Your goal
Quote the data below in full, minus the images.

-- start --

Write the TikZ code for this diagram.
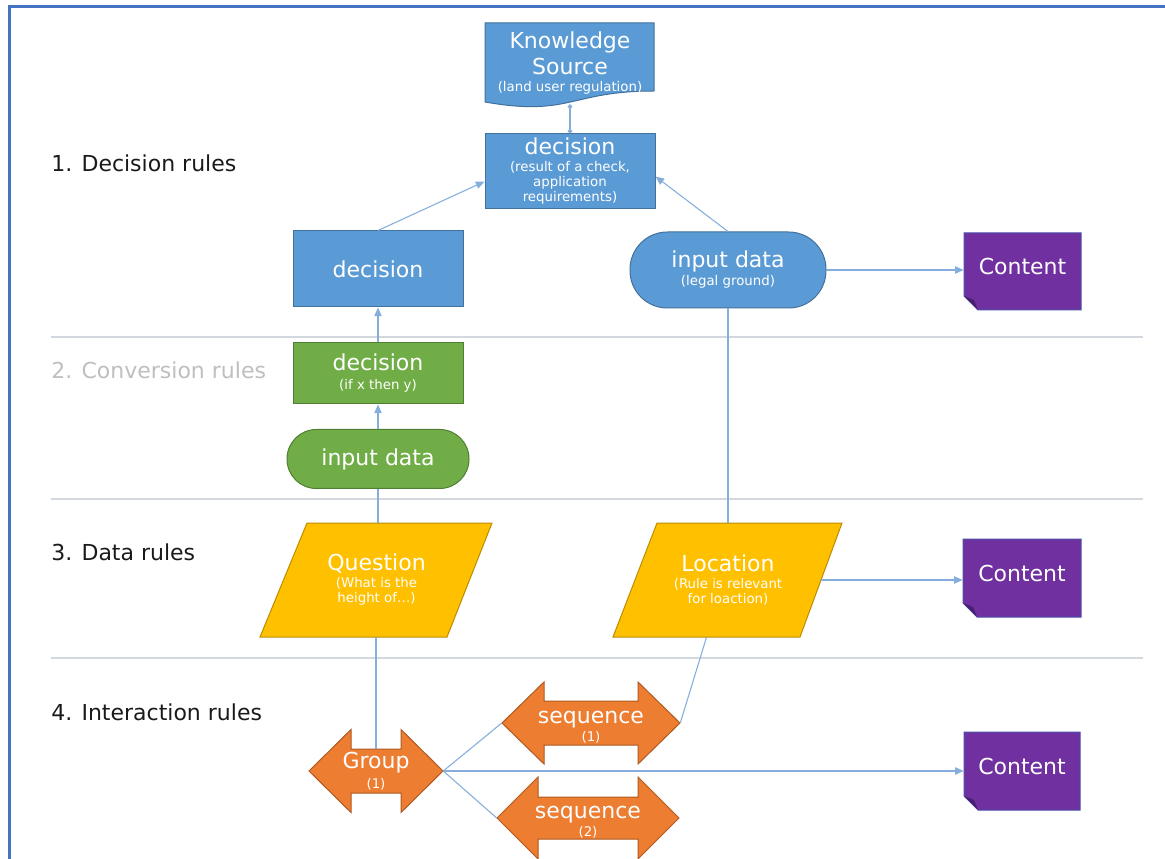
\documentclass[tikz,border=0pt]{standalone}
\usepackage{fontspec}
\setmainfont{DejaVu Sans}
\usetikzlibrary{arrows.meta,calc}
\definecolor{bluefill}{HTML}{5B9BD5}
\definecolor{bluedraw}{HTML}{41719C}
\definecolor{greenfill}{HTML}{70AD47}
\definecolor{greendraw}{HTML}{507E32}
\definecolor{goldfill}{HTML}{FFC000}
\definecolor{golddraw}{HTML}{BC8C00}
\definecolor{orangefill}{HTML}{ED7D31}
\definecolor{orangedraw}{HTML}{AE5A21}
\definecolor{purplefill}{HTML}{7030A0}
\definecolor{purpledraw}{HTML}{4A4FA8}
\definecolor{folddark}{HTML}{4A1F72}
\definecolor{lineblue}{HTML}{85AEDD}
\definecolor{sepgray}{HTML}{D3D7DE}
\definecolor{frameblue}{HTML}{4472C4}
\definecolor{labeltext}{HTML}{1A1A1A}
\definecolor{labelgray}{HTML}{BFBFBF}
\newcommand\txtL[1]{{\fontsize{16.5}{16.5}\selectfont #1}}
\newcommand\nodefnt{\fontsize{10}{11.25}\selectfont\lineskiplimit=-100pt\relax\lineskip=0pt\relax}
\newcommand\cshape[4]{%
  \filldraw[fill=purplefill,draw=purpledraw,line width=0.75pt]
    (#1,#2) -- (#3,#2) -- (#3,#4) -- ({#1+14},#4) -- (#1,{#4-14}) -- cycle;
  \fill[folddark] (#1,{#4-14}) -- ({#1+14},#4) -- ({#1+10},{#4-10}) -- cycle;}
\newcommand\dblarr[7]{%
  \filldraw[#7] ({#1-#3},#2) -- ({#1-#3+#4},{#2-#5}) -- ({#1-#3+#4},{#2-#6})
    -- ({#1+#3-#4},{#2-#6}) -- ({#1+#3-#4},{#2-#5}) -- ({#1+#3},#2)
    -- ({#1+#3-#4},{#2+#5}) -- ({#1+#3-#4},{#2+#6}) -- ({#1-#3+#4},{#2+#6})
    -- ({#1-#3+#4},{#2+#5}) -- cycle;}
\begin{document}
\begin{tikzpicture}[x=0.75pt,y=-0.75pt,
  conn/.style={draw=lineblue,line width=0.8pt},
  arr/.style={conn,-{Triangle[length=6.5pt,width=5.5pt]}},
  sep/.style={draw=sepgray,line width=1pt},
  lbl/.style={font=\fontsize{16.5}{19}\selectfont,text=labeltext,anchor=base west,inner sep=0pt},
  txt/.style={align=center,text=white,inner sep=0pt,font=\nodefnt},
  bluebox/.style={txt,fill=bluefill,draw=bluedraw,line width=0.75pt},
  greenbox/.style={txt,fill=greenfill,draw=greendraw,line width=0.75pt},
  goldshape/.style={fill=goldfill,draw=golddraw,line width=0.75pt},
  orangeshape/.style={fill=orangefill,draw=orangedraw,line width=0.75pt},
  bluedoc/.style={fill=bluefill,draw=bluedraw,line width=0.75pt}]
\fill[white] (0,0) rectangle (1165,859);
\useasboundingbox (0,0) rectangle (1165,859);
% frame
\draw[frameblue,line width=2.25pt] (9,859) -- (9,7) -- (1165,7);
% separators
\draw[sep] (51,337) -- (1143,337);
\draw[sep] (51,499) -- (1143,499);
\draw[sep] (51,658) -- (1143,658);
% labels
\node[lbl] (l1) at (51,172) {1. Decision rules};
\node[lbl,text=labelgray] (l2) at (51,379) {2. Conversion rules};
\node[lbl] (l3) at (51,561) {3. Data rules};
\node[lbl] (l4) at (51,720) {4. Interaction rules};
% knowledge source
\filldraw[bluedoc] (485,23) -- (654,23) -- (654,91) .. controls (570,91) and (570,117) .. (485,102) -- cycle;
\node[txt,minimum width=126.75pt,minimum height=61.5pt] (ks) at (570,63)
  {\txtL{Knowledge}\\[8.25pt]\txtL{Source}\\[1.5pt](land user regulation)};
% decision boxes
\node[bluebox,minimum width=127.5pt,minimum height=56.25pt] (dtop) at (570,171.5)
  {\txtL{decision}\\[1.5pt](result of a check,\\application\\requirements)};
\node[bluebox,minimum width=127.5pt,minimum height=57pt] (dl) at (378,269) {\txtL{decision}};
\node[bluebox,rounded corners=28pt,minimum width=147pt,minimum height=57pt] (bin) at (728,270)
  {\txtL{input data}\\[2.25pt](legal ground)};
\node[greenbox,minimum width=127.5pt,minimum height=45.75pt] (dg) at (378,373.5)
  {\txtL{decision}\\[3pt](if x then y)};
\node[greenbox,rounded corners=22pt,minimum width=136.5pt,minimum height=44.25pt] (gin) at (378,459)
  {\txtL{input data}};
% parallelograms
\filldraw[goldshape] (307,523) -- (492,523) -- (447,637) -- (260,637) -- cycle;
\node[txt,minimum width=139.5pt,minimum height=85.5pt] (q) at (376.5,580)
  {\txtL{Question}\\[1.5pt](What is the\\height of…)};
\filldraw[goldshape] (657,523) -- (842,523) -- (800,637) -- (613,637) -- cycle;
\node[txt,minimum width=139.5pt,minimum height=85.5pt] (loc) at (728,580)
  {\txtL{Location}\\[1.5pt](Rule is relevant\\for loaction)};
% content boxes
\cshape{964}{233}{1081}{310}
\node[txt,minimum width=87.75pt,minimum height=57.75pt] (c1) at (1022.5,271.5) {\txtL{Content}\\[-3.75pt]\mbox{}};
\cshape{963}{539}{1081}{617}
\node[txt,minimum width=88.5pt,minimum height=58.5pt] (c2) at (1022,578) {\txtL{Content}\\[-3.75pt]\mbox{}};
\cshape{964}{732}{1080}{810}
\node[txt,minimum width=87pt,minimum height=58.5pt] (c3) at (1022,771) {\txtL{Content}\\[-3.75pt]\mbox{}};
% double arrows
\dblarr{376}{771}{67}{42}{41.5}{22}{orangeshape}
\node[txt,minimum width=100.5pt,minimum height=62.25pt] (grp) at (376,771) {\txtL{Group}\\[3.5pt](1)};
\dblarr{591}{723}{89}{42}{41}{22}{orangeshape}
\node[txt,minimum width=133.5pt,minimum height=61.5pt] (seq1) at (591,723)
  {\rule{0pt}{16pt}\txtL{sequence}\\[2.25pt](1)};
\dblarr{588}{818}{91}{41}{41}{21}{orangeshape}
\node[txt,minimum width=136.5pt,minimum height=61.5pt] (seq2) at (588,818)
  {\rule{0pt}{16pt}\txtL{sequence}\\[2.25pt](2)};
% connectors
\draw[conn,{Circle[length=3.5pt]}-{Circle[length=3.5pt]}] (ks.south) -- (dtop.north);
\draw[arr] (dl.north) -- ($(dtop.west)+(0,10)$);
\draw[arr] (bin.north) -- ($(dtop.east)+(0,5)$);
\draw[arr] (bin.east) -- (bin.east -| c1.west);
\draw[arr] (dg.north) -- (dl.south);
\draw[arr] (gin.north) -- (dg.south);
\draw[conn] (gin.south) -- (gin.south |- q.north);
\draw[conn] (bin.south) -- (loc.north);
\draw[arr] (loc.east) -- (loc.east -| c2.west);
\draw[conn] (grp.center |- q.south) -- ($(grp.center)+(0,-22)$);
\draw[conn] (grp.east) -- (seq1.west);
\draw[conn] (grp.east) -- (seq2.west);
\draw[arr] (grp.east) -- (c3.west);
\draw[conn] (seq1.east) -- ($(loc.south)+(-21.5,0)$);
\end{tikzpicture}
\end{document}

-- end --

Reply to the task
Write the TikZ code for this diagram.
\documentclass[tikz,border=0pt]{standalone}
\usepackage{fontspec}
\setmainfont{DejaVu Sans}
\usetikzlibrary{arrows.meta,calc}
\definecolor{bluefill}{HTML}{5B9BD5}
\definecolor{bluedraw}{HTML}{41719C}
\definecolor{greenfill}{HTML}{70AD47}
\definecolor{greendraw}{HTML}{507E32}
\definecolor{goldfill}{HTML}{FFC000}
\definecolor{golddraw}{HTML}{BC8C00}
\definecolor{orangefill}{HTML}{ED7D31}
\definecolor{orangedraw}{HTML}{AE5A21}
\definecolor{purplefill}{HTML}{7030A0}
\definecolor{purpledraw}{HTML}{4A4FA8}
\definecolor{folddark}{HTML}{4A1F72}
\definecolor{lineblue}{HTML}{85AEDD}
\definecolor{sepgray}{HTML}{D3D7DE}
\definecolor{frameblue}{HTML}{4472C4}
\definecolor{labeltext}{HTML}{1A1A1A}
\definecolor{labelgray}{HTML}{BFBFBF}
\newcommand\txtL[1]{{\fontsize{16.5}{16.5}\selectfont #1}}
\newcommand\nodefnt{\fontsize{10}{11.25}\selectfont\lineskiplimit=-100pt\relax\lineskip=0pt\relax}
\newcommand\cshape[4]{%
  \filldraw[fill=purplefill,draw=purpledraw,line width=0.75pt]
    (#1,#2) -- (#3,#2) -- (#3,#4) -- ({#1+14},#4) -- (#1,{#4-14}) -- cycle;
  \fill[folddark] (#1,{#4-14}) -- ({#1+14},#4) -- ({#1+10},{#4-10}) -- cycle;}
\newcommand\dblarr[7]{%
  \filldraw[#7] ({#1-#3},#2) -- ({#1-#3+#4},{#2-#5}) -- ({#1-#3+#4},{#2-#6})
    -- ({#1+#3-#4},{#2-#6}) -- ({#1+#3-#4},{#2-#5}) -- ({#1+#3},#2)
    -- ({#1+#3-#4},{#2+#5}) -- ({#1+#3-#4},{#2+#6}) -- ({#1-#3+#4},{#2+#6})
    -- ({#1-#3+#4},{#2+#5}) -- cycle;}
\begin{document}
\begin{tikzpicture}[x=0.75pt,y=-0.75pt,
  conn/.style={draw=lineblue,line width=0.8pt},
  arr/.style={conn,-{Triangle[length=6.5pt,width=5.5pt]}},
  sep/.style={draw=sepgray,line width=1pt},
  lbl/.style={font=\fontsize{16.5}{19}\selectfont,text=labeltext,anchor=base west,inner sep=0pt},
  txt/.style={align=center,text=white,inner sep=0pt,font=\nodefnt},
  bluebox/.style={txt,fill=bluefill,draw=bluedraw,line width=0.75pt},
  greenbox/.style={txt,fill=greenfill,draw=greendraw,line width=0.75pt},
  goldshape/.style={fill=goldfill,draw=golddraw,line width=0.75pt},
  orangeshape/.style={fill=orangefill,draw=orangedraw,line width=0.75pt},
  bluedoc/.style={fill=bluefill,draw=bluedraw,line width=0.75pt}]
\fill[white] (0,0) rectangle (1165,859);
\useasboundingbox (0,0) rectangle (1165,859);
% frame
\draw[frameblue,line width=2.25pt] (9,859) -- (9,7) -- (1165,7);
% separators
\draw[sep] (51,337) -- (1143,337);
\draw[sep] (51,499) -- (1143,499);
\draw[sep] (51,658) -- (1143,658);
% labels
\node[lbl] (l1) at (51,172) {1. Decision rules};
\node[lbl,text=labelgray] (l2) at (51,379) {2. Conversion rules};
\node[lbl] (l3) at (51,561) {3. Data rules};
\node[lbl] (l4) at (51,720) {4. Interaction rules};
% knowledge source
\filldraw[bluedoc] (485,23) -- (654,23) -- (654,91) .. controls (570,91) and (570,117) .. (485,102) -- cycle;
\node[txt,minimum width=126.75pt,minimum height=61.5pt] (ks) at (570,63)
  {\txtL{Knowledge}\\[8.25pt]\txtL{Source}\\[1.5pt](land user regulation)};
% decision boxes
\node[bluebox,minimum width=127.5pt,minimum height=56.25pt] (dtop) at (570,171.5)
  {\txtL{decision}\\[1.5pt](result of a check,\\application\\requirements)};
\node[bluebox,minimum width=127.5pt,minimum height=57pt] (dl) at (378,269) {\txtL{decision}};
\node[bluebox,rounded corners=28pt,minimum width=147pt,minimum height=57pt] (bin) at (728,270)
  {\txtL{input data}\\[2.25pt](legal ground)};
\node[greenbox,minimum width=127.5pt,minimum height=45.75pt] (dg) at (378,373.5)
  {\txtL{decision}\\[3pt](if x then y)};
\node[greenbox,rounded corners=22pt,minimum width=136.5pt,minimum height=44.25pt] (gin) at (378,459)
  {\txtL{input data}};
% parallelograms
\filldraw[goldshape] (307,523) -- (492,523) -- (447,637) -- (260,637) -- cycle;
\node[txt,minimum width=139.5pt,minimum height=85.5pt] (q) at (376.5,580)
  {\txtL{Question}\\[1.5pt](What is the\\height of…)};
\filldraw[goldshape] (657,523) -- (842,523) -- (800,637) -- (613,637) -- cycle;
\node[txt,minimum width=139.5pt,minimum height=85.5pt] (loc) at (728,580)
  {\txtL{Location}\\[1.5pt](Rule is relevant\\for loaction)};
% content boxes
\cshape{964}{233}{1081}{310}
\node[txt,minimum width=87.75pt,minimum height=57.75pt] (c1) at (1022.5,271.5) {\txtL{Content}\\[-3.75pt]\mbox{}};
\cshape{963}{539}{1081}{617}
\node[txt,minimum width=88.5pt,minimum height=58.5pt] (c2) at (1022,578) {\txtL{Content}\\[-3.75pt]\mbox{}};
\cshape{964}{732}{1080}{810}
\node[txt,minimum width=87pt,minimum height=58.5pt] (c3) at (1022,771) {\txtL{Content}\\[-3.75pt]\mbox{}};
% double arrows
\dblarr{376}{771}{67}{42}{41.5}{22}{orangeshape}
\node[txt,minimum width=100.5pt,minimum height=62.25pt] (grp) at (376,771) {\txtL{Group}\\[3.5pt](1)};
\dblarr{591}{723}{89}{42}{41}{22}{orangeshape}
\node[txt,minimum width=133.5pt,minimum height=61.5pt] (seq1) at (591,723)
  {\rule{0pt}{16pt}\txtL{sequence}\\[2.25pt](1)};
\dblarr{588}{818}{91}{41}{41}{21}{orangeshape}
\node[txt,minimum width=136.5pt,minimum height=61.5pt] (seq2) at (588,818)
  {\rule{0pt}{16pt}\txtL{sequence}\\[2.25pt](2)};
% connectors
\draw[conn,{Circle[length=3.5pt]}-{Circle[length=3.5pt]}] (ks.south) -- (dtop.north);
\draw[arr] (dl.north) -- ($(dtop.west)+(0,10)$);
\draw[arr] (bin.north) -- ($(dtop.east)+(0,5)$);
\draw[arr] (bin.east) -- (bin.east -| c1.west);
\draw[arr] (dg.north) -- (dl.south);
\draw[arr] (gin.north) -- (dg.south);
\draw[conn] (gin.south) -- (gin.south |- q.north);
\draw[conn] (bin.south) -- (loc.north);
\draw[arr] (loc.east) -- (loc.east -| c2.west);
\draw[conn] (grp.center |- q.south) -- ($(grp.center)+(0,-22)$);
\draw[conn] (grp.east) -- (seq1.west);
\draw[conn] (grp.east) -- (seq2.west);
\draw[arr] (grp.east) -- (c3.west);
\draw[conn] (seq1.east) -- ($(loc.south)+(-21.5,0)$);
\end{tikzpicture}
\end{document}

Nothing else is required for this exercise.